Stated exercise:
Transcribe word for word only the span whose first line is the one with "Give me the" and whose last line is the one with "import seaborn as sns"; both of those lines belong to it.

Given information:
'''

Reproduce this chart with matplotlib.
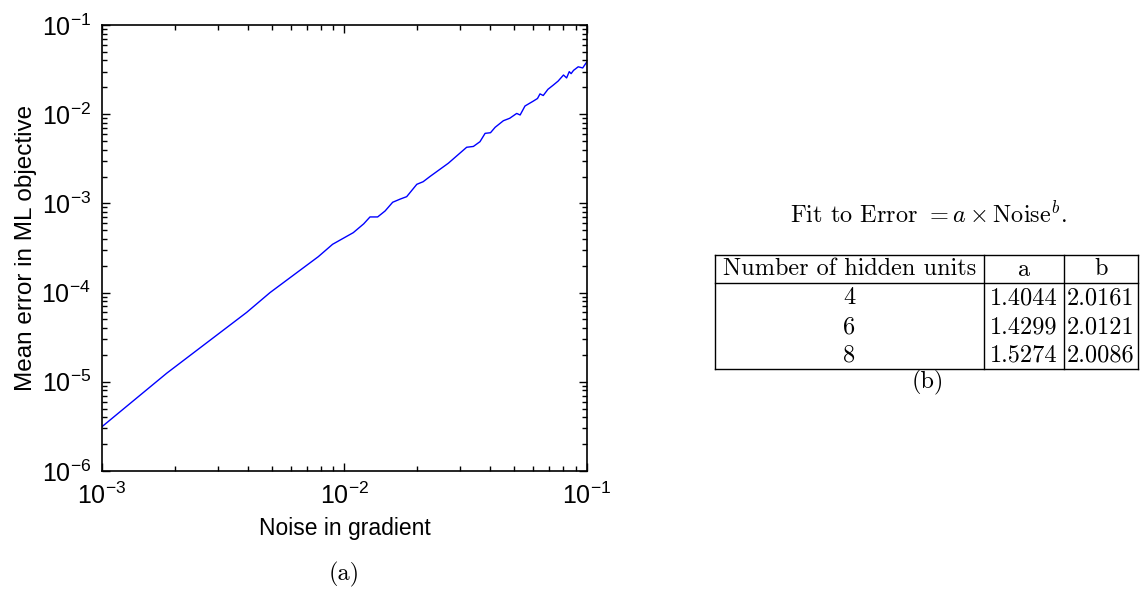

'''
'''

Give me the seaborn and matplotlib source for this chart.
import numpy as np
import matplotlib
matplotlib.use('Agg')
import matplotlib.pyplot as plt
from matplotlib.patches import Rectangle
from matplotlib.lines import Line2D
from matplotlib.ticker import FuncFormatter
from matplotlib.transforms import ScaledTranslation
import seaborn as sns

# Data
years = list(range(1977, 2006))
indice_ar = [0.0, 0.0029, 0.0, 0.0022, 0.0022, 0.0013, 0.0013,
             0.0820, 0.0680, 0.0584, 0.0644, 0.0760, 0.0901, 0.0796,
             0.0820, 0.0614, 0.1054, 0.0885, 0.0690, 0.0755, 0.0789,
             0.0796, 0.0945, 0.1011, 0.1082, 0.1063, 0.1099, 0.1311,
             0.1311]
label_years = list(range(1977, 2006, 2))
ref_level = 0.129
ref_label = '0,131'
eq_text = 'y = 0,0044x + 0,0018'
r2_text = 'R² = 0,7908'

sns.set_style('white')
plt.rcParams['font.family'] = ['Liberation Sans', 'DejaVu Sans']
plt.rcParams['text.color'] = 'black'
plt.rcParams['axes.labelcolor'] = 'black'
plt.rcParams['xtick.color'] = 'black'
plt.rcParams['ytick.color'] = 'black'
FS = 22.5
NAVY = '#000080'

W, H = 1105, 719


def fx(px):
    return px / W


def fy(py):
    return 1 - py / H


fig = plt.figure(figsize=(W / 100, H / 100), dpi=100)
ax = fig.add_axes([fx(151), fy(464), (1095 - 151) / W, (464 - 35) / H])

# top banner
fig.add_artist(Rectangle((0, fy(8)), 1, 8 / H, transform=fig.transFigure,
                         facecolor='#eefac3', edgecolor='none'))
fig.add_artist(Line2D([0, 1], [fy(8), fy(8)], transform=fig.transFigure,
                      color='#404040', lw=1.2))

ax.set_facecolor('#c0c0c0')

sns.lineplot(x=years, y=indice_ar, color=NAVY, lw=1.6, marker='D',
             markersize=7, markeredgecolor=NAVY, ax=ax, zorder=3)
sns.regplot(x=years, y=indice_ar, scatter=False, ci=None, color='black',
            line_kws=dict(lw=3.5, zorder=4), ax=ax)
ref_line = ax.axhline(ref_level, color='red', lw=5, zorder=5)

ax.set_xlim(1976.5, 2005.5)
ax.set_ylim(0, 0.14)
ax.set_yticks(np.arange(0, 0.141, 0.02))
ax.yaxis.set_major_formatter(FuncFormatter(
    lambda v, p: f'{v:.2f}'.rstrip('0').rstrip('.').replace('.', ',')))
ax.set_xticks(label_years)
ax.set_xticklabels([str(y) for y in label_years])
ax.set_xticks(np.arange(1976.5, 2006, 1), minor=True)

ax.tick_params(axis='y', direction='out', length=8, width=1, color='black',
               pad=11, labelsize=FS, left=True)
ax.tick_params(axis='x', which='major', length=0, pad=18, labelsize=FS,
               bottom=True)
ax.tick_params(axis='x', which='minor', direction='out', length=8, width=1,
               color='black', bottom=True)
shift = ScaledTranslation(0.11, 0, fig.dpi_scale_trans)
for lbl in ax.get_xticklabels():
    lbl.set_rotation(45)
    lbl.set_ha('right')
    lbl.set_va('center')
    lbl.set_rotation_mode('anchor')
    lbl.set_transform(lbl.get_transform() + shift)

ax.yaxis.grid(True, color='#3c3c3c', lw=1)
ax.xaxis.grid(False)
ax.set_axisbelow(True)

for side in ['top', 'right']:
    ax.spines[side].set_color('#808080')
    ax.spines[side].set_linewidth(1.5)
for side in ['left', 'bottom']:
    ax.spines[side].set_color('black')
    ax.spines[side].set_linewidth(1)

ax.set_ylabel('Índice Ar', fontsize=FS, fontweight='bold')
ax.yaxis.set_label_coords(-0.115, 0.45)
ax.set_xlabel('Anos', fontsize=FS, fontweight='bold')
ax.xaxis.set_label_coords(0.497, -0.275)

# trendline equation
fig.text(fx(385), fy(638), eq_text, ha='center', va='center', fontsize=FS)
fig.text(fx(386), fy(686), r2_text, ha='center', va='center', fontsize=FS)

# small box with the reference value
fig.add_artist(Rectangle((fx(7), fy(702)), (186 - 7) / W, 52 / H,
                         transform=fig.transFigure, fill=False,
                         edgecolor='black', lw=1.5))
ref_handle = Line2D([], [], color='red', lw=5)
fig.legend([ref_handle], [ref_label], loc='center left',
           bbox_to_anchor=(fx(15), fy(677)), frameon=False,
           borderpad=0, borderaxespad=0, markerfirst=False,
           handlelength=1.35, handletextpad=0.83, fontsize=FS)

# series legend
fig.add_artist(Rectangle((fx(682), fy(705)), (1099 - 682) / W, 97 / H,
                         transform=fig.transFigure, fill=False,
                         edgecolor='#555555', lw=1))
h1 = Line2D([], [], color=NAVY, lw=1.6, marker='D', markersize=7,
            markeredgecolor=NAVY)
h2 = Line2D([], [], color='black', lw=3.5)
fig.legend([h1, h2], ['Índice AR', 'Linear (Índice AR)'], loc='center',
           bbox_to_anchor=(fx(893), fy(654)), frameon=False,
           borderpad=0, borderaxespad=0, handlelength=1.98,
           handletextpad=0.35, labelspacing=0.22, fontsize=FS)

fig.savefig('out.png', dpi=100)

'''

Exercise solution:
Give me the seaborn and matplotlib source for this chart.
import numpy as np
import matplotlib
matplotlib.use('Agg')
import matplotlib.pyplot as plt
from matplotlib.patches import Rectangle
from matplotlib.lines import Line2D
from matplotlib.ticker import FuncFormatter
from matplotlib.transforms import ScaledTranslation
import seaborn as sns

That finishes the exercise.